Facts of The Case
The facts of the case are of less significance than the general principle which arose from it. However, in summary, they are:
- The three respondents, the Dawsons, were a father and his two sons. They owned two successful clothing companies called Fordham and Burton Ltd. and Kirkby Garments Ltd. (which are together called "the operating companies" throughout the case).
- A company called Wood Bastow Holdings Ltd. offered to buy the operating companies from the Dawsons, and a price was agreed.
- If the Dawsons had sold the operating companies direct to Wood Bastow the Dawsons would have had to pay substantial capital gains tax ("CGT").
- There was a rule that if a person sold his shares in Company A to Company B, and instead of receiving cash he received shares in Company B, then there was no CGT payable immediately. Instead, CGT would become payable when (if ever) that person later sold his shares in company B.
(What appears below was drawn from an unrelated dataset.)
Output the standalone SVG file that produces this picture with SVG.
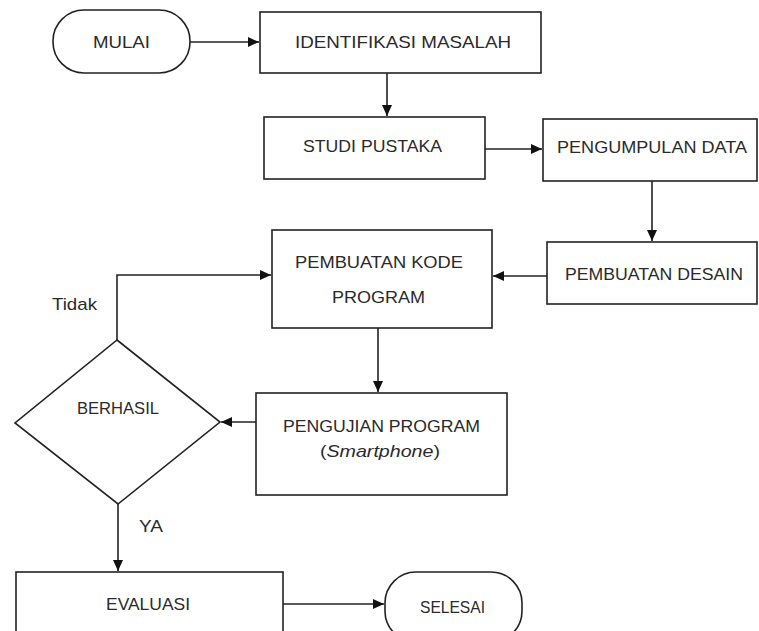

- With the intention of taking advantage of this rule to delay the payment of CGT, the Dawsons arranged for an Isle of Man company called Greenjacket Investments Ltd. to be formed. (It was intended to become "Company B".)
- The Dawsons sold the operating companies to Greenjacket Investments Ltd. in exchange for the shares of Greenjacket Investments Ltd.
- Greenjacket Investments Ltd. sold the operating companies to Wood Bastow Holdings Ltd.